Figure scripts
══════════════════════════════

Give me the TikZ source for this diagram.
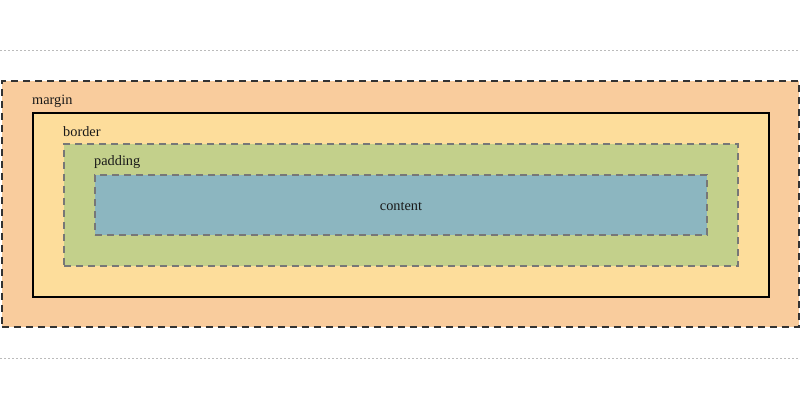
\documentclass[tikz,border=0pt]{standalone}
\usepackage{fontspec}
\setmainfont{Liberation Serif}
\definecolor{margincol}{HTML}{F9CC9D}
\definecolor{bordercol}{HTML}{FDDD9B}
\definecolor{paddingcol}{HTML}{C3D08B}
\definecolor{contentcol}{HTML}{8CB6C0}
\definecolor{darkdash}{HTML}{333333}
\definecolor{graydash}{HTML}{777777}
\definecolor{sepcol}{HTML}{BBBBBB}
\tikzset{
  layer/.style={rectangle, inner sep=0pt, outer sep=0pt, anchor=north west},
  lbl/.style={anchor=west, inner sep=0pt, font=\fontsize{14.3}{16}\selectfont, text=black!90},
  sep/.style={draw=sepcol, line width=1pt, dash pattern=on 2pt off 2pt},
}
\begin{document}
\begin{tikzpicture}[x=1pt,y=-1pt]
\useasboundingbox (0,0) rectangle (800,419);
\fill[white] (0,0) rectangle (800,419);
\coordinate (s1l) at (0,50.5);
\coordinate (s1r) at (800,50.5);
\coordinate (s2l) at (0,358.5);
\coordinate (s2r) at (800,358.5);
\draw[sep] (s1l) -- (s1r);
\draw[sep] (s2l) -- (s2r);
\node[layer, fill=margincol, draw=darkdash, line width=2pt, dash pattern=on 7pt off 5pt, minimum width=797pt, minimum height=246pt] (margin) at (1.5,81.5) {};
\node[layer, fill=bordercol, draw=black, line width=2pt, minimum width=736pt, minimum height=184pt] (border) at (33,113) {};
\node[layer, fill=paddingcol, draw=graydash, line width=2pt, dash pattern=on 7pt off 5pt, minimum width=674pt, minimum height=122pt] (padding) at (64,144) {};
\node[layer, fill=contentcol, draw=graydash, line width=2pt, dash pattern=on 7pt off 5pt, minimum width=612pt, minimum height=60pt] (content) at (95,175) {};
\node[lbl] (mlbl) at (32,101.5) {margin};
\node[lbl] (blbl) at (63,131.5) {border};
\node[lbl] (plbl) at (94,162.5) {padding};
\node[lbl, anchor=center] (clbl) at ([yshift=-1.5pt]content.center) {content};
\end{tikzpicture}
\end{document}
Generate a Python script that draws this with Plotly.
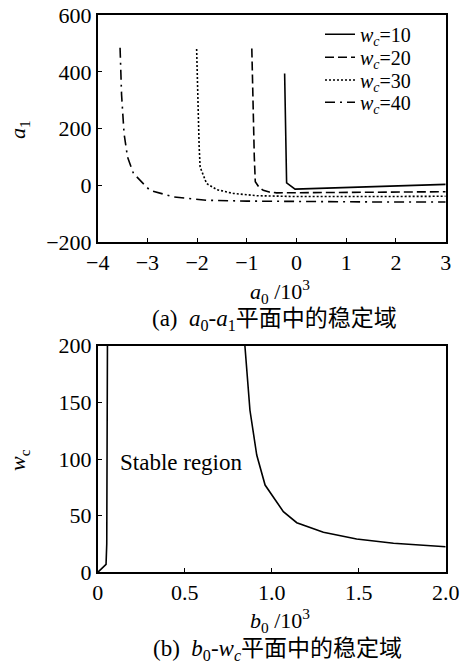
import plotly.graph_objects as go

# ---- data: panel (a) a0 (x10^3) vs a1 for several wc ----
a0_w10 = [-0.24, -0.20, -0.03, 3.0]
a1_w10 = [394, 9, -13, 4]

a0_w20 = [-0.90, -0.88, -0.85, -0.83, -0.76, -0.67, -0.55, -0.40, 0.5, 1.5, 3.0]
a1_w20 = [482, 300, 100, 13, -5, -17, -23, -26, -25, -24, -22]

a0_w30 = [-2.01, -1.99, -1.96, -1.94, -1.81, -1.60, -1.27, -0.80, 0.0, 1.5, 3.0]
a1_w30 = [480, 300, 140, 65, 7, -15, -28, -36, -39, -39, -38]

a0_w40 = [-3.55, -3.52, -3.47, -3.40, -3.28, -2.95, -2.48, -1.81, -1.0, 0.0, 1.5, 3.0]
a1_w40 = [485, 320, 183, 100, 42, -17, -40, -52, -55, -57, -58, -58]

series_names = ["<i>w</i><sub><i>c</i></sub>=10", "<i>w</i><sub><i>c</i></sub>=20",
                "<i>w</i><sub><i>c</i></sub>=30", "<i>w</i><sub><i>c</i></sub>=40"]

# ---- data: panel (b) b0 (x10^3) vs wc ----
b0_left = [0.0, 0.02, 0.048, 0.052, 0.054, 0.056]
wc_left = [0, 3, 7, 25, 100, 200]

b0_right = [0.846, 0.875, 0.914, 0.962, 1.067, 1.144, 1.297, 1.488, 1.70, 2.0]
wc_right = [200, 143, 103.5, 77, 53.5, 43.8, 35.3, 29.4, 25.6, 22.6]

a_xticks = [-4, -3, -2, -1, 0, 1, 2, 3]
a_yticks = [-200, 0, 200, 400, 600]
b_xticks = [0, 0.5, 1.0, 1.5, 2.0]
b_xlabels = ["0", "0.5", "1.0", "1.5", "2.0"]
b_yticks = [0, 50, 100, 150, 200]

FONT = "Liberation Serif, Times New Roman, serif"
CJK = "Liberation Serif, Noto Sans CJK SC, serif"

W, H = 461, 664


def px(x):
    return x / W


def py(y):
    return 1 - y / H


fig = go.Figure()
lw = 1.6
dashes = ["solid", "9px,4px", "2px,2px", "10px,5px,2px,5px"]
xs = [a0_w10, a0_w20, a0_w30, a0_w40]
ys = [a1_w10, a1_w20, a1_w30, a1_w40]
for i in range(4):
    fig.add_trace(go.Scatter(x=xs[i], y=ys[i], mode="lines",
                             line=dict(color="black", width=lw, dash=dashes[i]),
                             name=series_names[i], xaxis="x", yaxis="y",
                             legend="legend" if i == 0 else f"legend{i+1}"))

fig.add_trace(go.Scatter(x=b0_left, y=wc_left, mode="lines", line=dict(color="black", width=lw),
                         showlegend=False, xaxis="x2", yaxis="y2"))
fig.add_trace(go.Scatter(x=b0_right, y=wc_right, mode="lines", line=dict(color="black", width=lw),
                         showlegend=False, xaxis="x2", yaxis="y2"))

xd = [px(97.7), px(445.7)]
yd1 = [py(242.3), py(15)]
yd2 = [py(572.3), py(345.7)]

axis_common = dict(showline=True, linecolor="black", linewidth=1.5, mirror=True,
                   ticks="inside", ticklen=5, tickcolor="black", tickwidth=1.2,
                   showgrid=False, zeroline=False, automargin=False,
                   ticklabeloverflow="allow",
                   tickfont=dict(family=FONT, size=22, color="black"))

legend_rows = [34.3, 57.3, 80, 102.3]
legends = {}
for i, yr in enumerate(legend_rows):
    key = "legend" if i == 0 else f"legend{i+1}"
    legends[key] = dict(x=px(320), y=py(yr), xanchor="left", yanchor="middle",
                        bgcolor="rgba(0,0,0,0)", font=dict(family=FONT, size=20, color="black"),
                        itemwidth=30, borderwidth=0)

fig.update_layout(
    width=W, height=H,
    margin=dict(l=0, r=0, t=0, b=0),
    paper_bgcolor="white", plot_bgcolor="white",
    xaxis=dict(domain=xd, range=[-4, 3], anchor="y", tickvals=a_xticks, **axis_common),
    yaxis=dict(domain=yd1, range=[-200, 600], anchor="x", tickvals=a_yticks, **axis_common),
    xaxis2=dict(domain=xd, range=[0, 2.0], anchor="y2", tickvals=b_xticks, ticktext=b_xlabels, **axis_common),
    yaxis2=dict(domain=yd2, range=[0, 200], anchor="x2", tickvals=b_yticks, **axis_common),
    showlegend=True,
    **legends,
)

ann = [
    dict(x=280, y=292, text="<i>a</i><sub>0</sub> /10<sup>3</sup>", size=22),
    dict(x=274, y=320, text="(a)  <i>a</i><sub>0</sub>-<i>a</i><sub>1</sub>平面中的稳定域", size=23),
    dict(x=280, y=620, text="<i>b</i><sub>0</sub> /10<sup>3</sup>", size=22),
    dict(x=277, y=650, text="(b)  <i>b</i><sub>0</sub>-<i>w</i><sub><i>c</i></sub>平面中的稳定域", size=23),
]
for a in ann:
    fig.add_annotation(x=px(a["x"]), y=py(a["y"]), xref="paper", yref="paper", text=a["text"], showarrow=False,
                       xanchor="center", yanchor="middle", font=dict(family=CJK, size=a["size"], color="black"))

fig.add_annotation(x=px(19), y=py(130), xref="paper", yref="paper", text="<i>a</i><sub>1</sub>",
                   textangle=-90, showarrow=False, xanchor="center", yanchor="middle",
                   font=dict(family=FONT, size=22, color="black"))
fig.add_annotation(x=px(19), y=py(460), xref="paper", yref="paper", text="<i>w</i><sub>c</sub>",
                   textangle=-90, showarrow=False, xanchor="center", yanchor="middle",
                   font=dict(family=FONT, size=22, color="black"))
fig.add_annotation(x=0.48, y=97, xref="x2", yref="y2", text="Stable region", showarrow=False,
                   font=dict(family=FONT, size=23, color="black"))

fig.write_html("out.html", config={"displayModeBar": False},
               post_script="document.body.style.margin='0';document.body.style.overflow='hidden';")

══════════════════════════════

GIVEN INSTRUCTION
Give back exactly the lines from the top of the records to the line containing "-25, -24, -22]", both included, and no pictures.

PROBLEM SOLUTION
Give me the TikZ source for this diagram.
\documentclass[tikz,border=0pt]{standalone}
\usepackage{fontspec}
\setmainfont{Liberation Serif}
\definecolor{margincol}{HTML}{F9CC9D}
\definecolor{bordercol}{HTML}{FDDD9B}
\definecolor{paddingcol}{HTML}{C3D08B}
\definecolor{contentcol}{HTML}{8CB6C0}
\definecolor{darkdash}{HTML}{333333}
\definecolor{graydash}{HTML}{777777}
\definecolor{sepcol}{HTML}{BBBBBB}
\tikzset{
  layer/.style={rectangle, inner sep=0pt, outer sep=0pt, anchor=north west},
  lbl/.style={anchor=west, inner sep=0pt, font=\fontsize{14.3}{16}\selectfont, text=black!90},
  sep/.style={draw=sepcol, line width=1pt, dash pattern=on 2pt off 2pt},
}
\begin{document}
\begin{tikzpicture}[x=1pt,y=-1pt]
\useasboundingbox (0,0) rectangle (800,419);
\fill[white] (0,0) rectangle (800,419);
\coordinate (s1l) at (0,50.5);
\coordinate (s1r) at (800,50.5);
\coordinate (s2l) at (0,358.5);
\coordinate (s2r) at (800,358.5);
\draw[sep] (s1l) -- (s1r);
\draw[sep] (s2l) -- (s2r);
\node[layer, fill=margincol, draw=darkdash, line width=2pt, dash pattern=on 7pt off 5pt, minimum width=797pt, minimum height=246pt] (margin) at (1.5,81.5) {};
\node[layer, fill=bordercol, draw=black, line width=2pt, minimum width=736pt, minimum height=184pt] (border) at (33,113) {};
\node[layer, fill=paddingcol, draw=graydash, line width=2pt, dash pattern=on 7pt off 5pt, minimum width=674pt, minimum height=122pt] (padding) at (64,144) {};
\node[layer, fill=contentcol, draw=graydash, line width=2pt, dash pattern=on 7pt off 5pt, minimum width=612pt, minimum height=60pt] (content) at (95,175) {};
\node[lbl] (mlbl) at (32,101.5) {margin};
\node[lbl] (blbl) at (63,131.5) {border};
\node[lbl] (plbl) at (94,162.5) {padding};
\node[lbl, anchor=center] (clbl) at ([yshift=-1.5pt]content.center) {content};
\end{tikzpicture}
\end{document}
Generate a Python script that draws this with Plotly.
import plotly.graph_objects as go

# ---- data: panel (a) a0 (x10^3) vs a1 for several wc ----
a0_w10 = [-0.24, -0.20, -0.03, 3.0]
a1_w10 = [394, 9, -13, 4]

a0_w20 = [-0.90, -0.88, -0.85, -0.83, -0.76, -0.67, -0.55, -0.40, 0.5, 1.5, 3.0]
a1_w20 = [482, 300, 100, 13, -5, -17, -23, -26, -25, -24, -22]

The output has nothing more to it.